Helal doubts the possibility of resuming the peace talks between the Israeli and Palestinian sides at the current time. He says: “I believe that the circumstances are suitable for conducting any negotiations, because the climate in the Arab region does not allow this. The absence of governments in Arab side that are prepared to put their weight behind the peace process makes it more difficult to find regional support for the peace efforts. The climate in the Arab countries in general is hostile to the United States and Israel. I believe that the mistake is not in what President Obama has said, but it is in its timing, because had he adopted this stance immediately when he assumed the presidency, this would have been better than his insistence of halting the settlement activities. This is because halting the settlement activities during a transitional period in which peace has not yet been achieved is something that no Israeli prime minister has agreed to as a result of the domestic pressure. Moreover, this has not been a demand or a condition stipulated by the Palestinian side, even during the period of signing the Oslo Accord.”

Helal stresses that the loser in this battle will not be Israeli Prime Minister Benjamin Netanyahu, but the loser will be the US President. This is because of many reasons, the first of which is that the US Congress is not in the hands of the Democrats, but it is in the hands of the Republican Party, which is prepared to understand the Israeli situation, and to support the Israeli prime minister. The second reason is that, so far, there is no Arab country that is prepared to support the United States publicly, and engage as a fundamental partner in pushing forward the peace process.

The third reason is that the peace process has stopped for more than a year, and hence there is nothing to which the negotiators can return. The fourth reason is that the Palestinian national unity between Hamas and Fatah will be exploited by Netanyahu to promote the concept of the hostility of the Palestinians to the State of Israel, especially as Hamas is classified according the US law as a terrorist organization.
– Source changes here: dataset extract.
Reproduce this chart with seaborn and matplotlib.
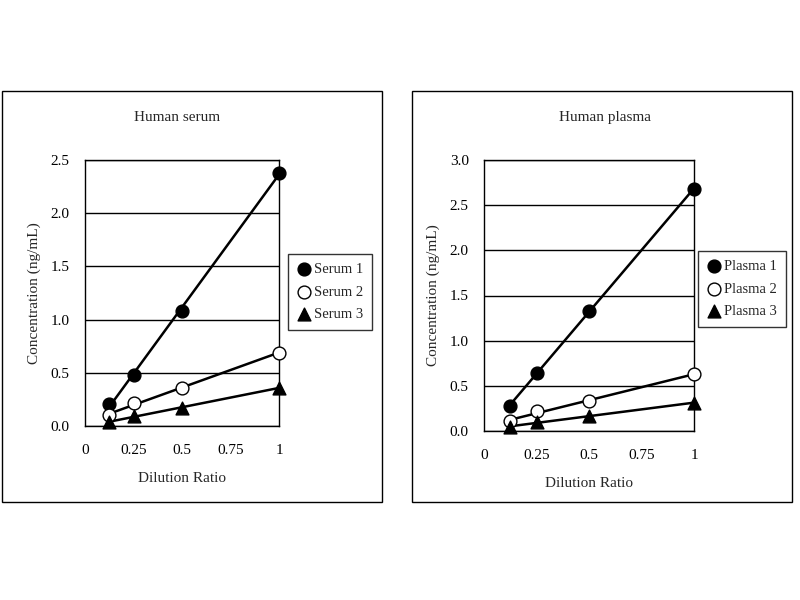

With regard to the Palestinians’ intention to get a resolution to establish the Palestinian State through the UN General Assembly in September 2011, Helal says: “There is a difference between the UN Security Council resolutions, and those of the UN General Assembly, as the resolutions of the latter are semi-honorary, and are not binding to any side. The United States’ acceptance of rejection of this resolution will depend on the language of the draft resolution presented for voting, i.e. if the Palestinian demand at the UN General Assembly is compatible in all its articles with the stances and policies of the United States (especially after Obama’s announcement specifying the pre-1967 borders as a basis for the negotiations) this will make it difficult for the United States to reject such a resolution. Nevertheless, generally speaking, a vote in the UN General Assembly in favor of the Palestinians will not lead to the establishment of the State of Palestine.”